The cronuts with which I’m most familiar are not actually shaped like a donut. They’re more like a fried croissant that’s glazed. They’re definitely not made for fucking.

However, I feel like I should do a masterclass on how to fuck inanimate objects.
 
No. The two main ingredients in a scone are sand and boredom.
I make scones sometimes. It's mostly butter. And more butter.
The cronuts with which I’m most familiar are not actually shaped like a donut. They’re more like a fried croissant that’s glazed. They’re definitely not made for fucking.
It's been a long time since I've had one but I was thinking a really thick donut shaped thing with lots of layers like a croissant
However, I feel like I should do a masterclass on how to fuck inanimate objects.

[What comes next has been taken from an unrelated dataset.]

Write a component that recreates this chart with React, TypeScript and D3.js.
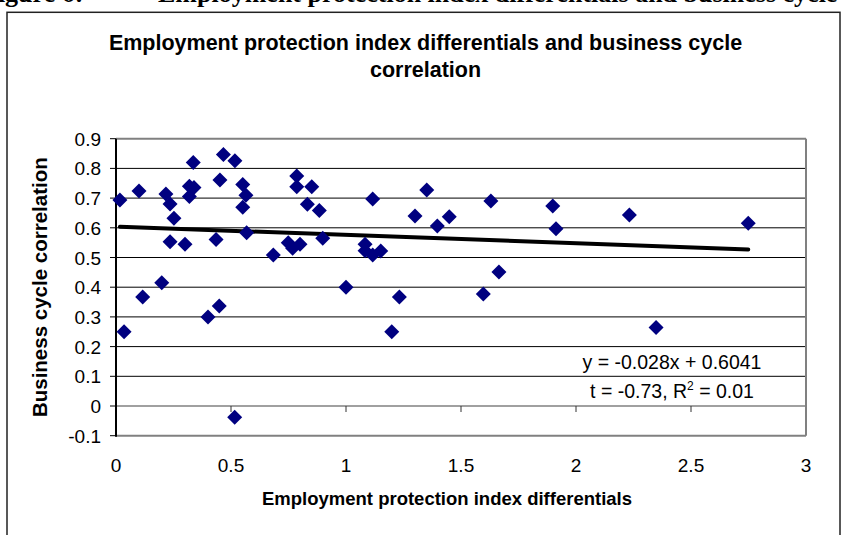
import React from "react";
import * as d3 from "d3";

const xValues = [0.017, 0.035, 0.10, 0.116, 0.199, 0.217, 0.235, 0.235, 0.252, 0.30, 0.319, 0.319, 0.336, 0.339, 0.40, 0.435, 0.449, 0.452, 0.467, 0.516, 0.517, 0.551, 0.565, 0.551, 0.568, 0.684, 0.749, 0.768, 0.786, 0.786, 0.80, 0.832, 0.851, 0.884, 0.899, 1.0, 1.083, 1.083, 1.116, 1.116, 1.151, 1.199, 1.232, 1.30, 1.351, 1.397, 1.449, 1.597, 1.630, 1.665, 1.899, 1.913, 2.232, 2.348, 2.749];
const yValues = [0.694, 0.25, 0.724, 0.367, 0.415, 0.714, 0.68, 0.553, 0.632, 0.545, 0.74, 0.705, 0.82, 0.736, 0.30, 0.561, 0.337, 0.761, 0.847, -0.038, 0.826, 0.746, 0.71, 0.669, 0.583, 0.508, 0.55, 0.531, 0.774, 0.738, 0.545, 0.679, 0.738, 0.658, 0.565, 0.40, 0.545, 0.523, 0.697, 0.508, 0.522, 0.25, 0.367, 0.64, 0.727, 0.606, 0.637, 0.377, 0.69, 0.451, 0.673, 0.597, 0.643, 0.264, 0.615];
const xTicks = [0, 0.5, 1, 1.5, 2, 2.5, 3];
const yTicks = [-0.1, 0, 0.1, 0.2, 0.3, 0.4, 0.5, 0.6, 0.7, 0.8, 0.9];
const slope = -0.028;
const intercept = 0.6041;
const headerLabel = "Figure 6:";
const headerText = "Employment protection index differentials and business cycle correlation";
const titleLines = ["Employment protection index differentials and business cycle", "correlation"];
const xTitle = "Employment protection index differentials";
const yTitle = "Business cycle correlation";
const eqText = "y = -0.028x + 0.6041";

const W = 843, H = 535;
const L = 116, R = 806, T = 138.7, B = 435.7;

export default function App() {
  const x = d3.scaleLinear().domain([0, 3]).range([L, R]);
  const y = d3.scaleLinear().domain([-0.1, 0.9]).range([B, T]);
  const fmt = (v: number) => (Math.round(v * 10) / 10).toString();
  const xMin = d3.min(xValues)!;
  const xMax = d3.max(xValues)!;
  const line = d3.line<number>().x((v) => x(v)).y((v) => y(slope * v + intercept));
  const diamond = (cx: number, cy: number, r: number) =>
    `M${cx},${cy - r}L${cx + r},${cy}L${cx},${cy + r}L${cx - r},${cy}Z`;
  const font = "'Liberation Sans', Arial, sans-serif";
  const serif = "'Liberation Serif', 'Times New Roman', serif";
  return (
    <svg width={W} height={H} style={{ position: "absolute", left: 0, top: 0 }} fontFamily={font}>
      <rect width={W} height={H} fill="#fff" />
      <text x={-18} y={2} fontFamily={serif} fontWeight="bold" fontSize={26}>
        {headerLabel}
      </text>
      <text x={158} y={2} fontFamily={serif} fontWeight="bold" fontSize={26}>
        {headerText}
      </text>
      <rect x={7} y={12.3} width={833} height={H} fill="#fff" stroke="#222" strokeWidth={1.5} />
      {titleLines.map((t, i) => (
        <text key={i} x={425.5} y={50 + i * 27} textAnchor="middle" fontWeight="bold" fontSize={21.5}>
          {t}
        </text>
      ))}
      {yTicks.filter((v) => v > -0.1 && v < 0.9 && Math.abs(v) > 1e-9).map((v) => (
        <line key={v} x1={L} x2={R} y1={y(v)} y2={y(v)} stroke="#000" strokeWidth={1} />
      ))}
      <line x1={L} x2={R} y1={y(0)} y2={y(0)} stroke="#808080" strokeWidth={1.5} />
      {xTicks.filter((v) => v > 0).map((v) => (
        <line key={v} x1={x(v)} x2={x(v)} y1={y(0)} y2={y(0) + 6} stroke="#333" strokeWidth={1} />
      ))}
      <line x1={L} x2={R} y1={T} y2={T} stroke="#808080" strokeWidth={2} />
      <line x1={R} x2={R} y1={T} y2={B} stroke="#808080" strokeWidth={2} />
      <line x1={L} x2={R} y1={B} y2={B} stroke="#808080" strokeWidth={2} />
      <line x1={L} x2={L} y1={T} y2={B + 1} stroke="#000" strokeWidth={2} />
      {yTicks.map((v) => (
        <g key={v}>
          <line x1={L - 6} x2={L} y1={y(v)} y2={y(v)} stroke="#000" strokeWidth={1} />
          <text x={101} y={y(v) + 7} textAnchor="end" fontSize={19}>
            {fmt(v)}
          </text>
        </g>
      ))}
      {xTicks.map((v) => (
        <text key={v} x={x(v)} y={471.5} textAnchor="middle" fontSize={19}>
          {fmt(v)}
        </text>
      ))}
      <text x={x(1.5) - 14} y={505} textAnchor="middle" fontWeight="bold" fontSize={18.5}>
        {xTitle}
      </text>
      <text transform={`translate(47,${(T + B) / 2}) rotate(-90)`} textAnchor="middle" fontWeight="bold" fontSize={20.5}>
        {yTitle}
      </text>
      <path d={line([xMin, xMax])!} stroke="#000" strokeWidth={4} strokeLinecap="round" fill="none" />
      {xValues.map((xv, i) => (
        <path key={i} d={diamond(x(xv), y(yValues[i]), 7.5)} fill="#000080" />
      ))}
      <text x={672} y={369} textAnchor="middle" fontSize={19.5}>
        {eqText}
      </text>
      <text x={672} y={398.3} textAnchor="middle" fontSize={19.5}>
        <tspan>t = -0.73, R</tspan>
        <tspan dy={-8} fontSize={12}>2</tspan>
        <tspan dy={8}> = 0.01</tspan>
      </text>
    </svg>
  );
}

I'll pay you $1000 fake Internet dollars to fuck a donut
 
I make scones sometimes. It's mostly butter. And more butter.

It's been a long time since I've had one but I was thinking a really thick donut shaped thing with lots of layers like a croissant


I'll pay you $1000 fake Internet dollars to fuck a donut

I’d eat your scone.

I’ve had the donut shaped ones. But the best one was more like a croissant. Those bastard donut shoppe owners moved away to be with their family and ruined my supply.

$1000 fake internet dollars? That’s it?
 
Goddamn! I didn't know we could get paid for that!

... all those donuts I've fucked for free... what a waste.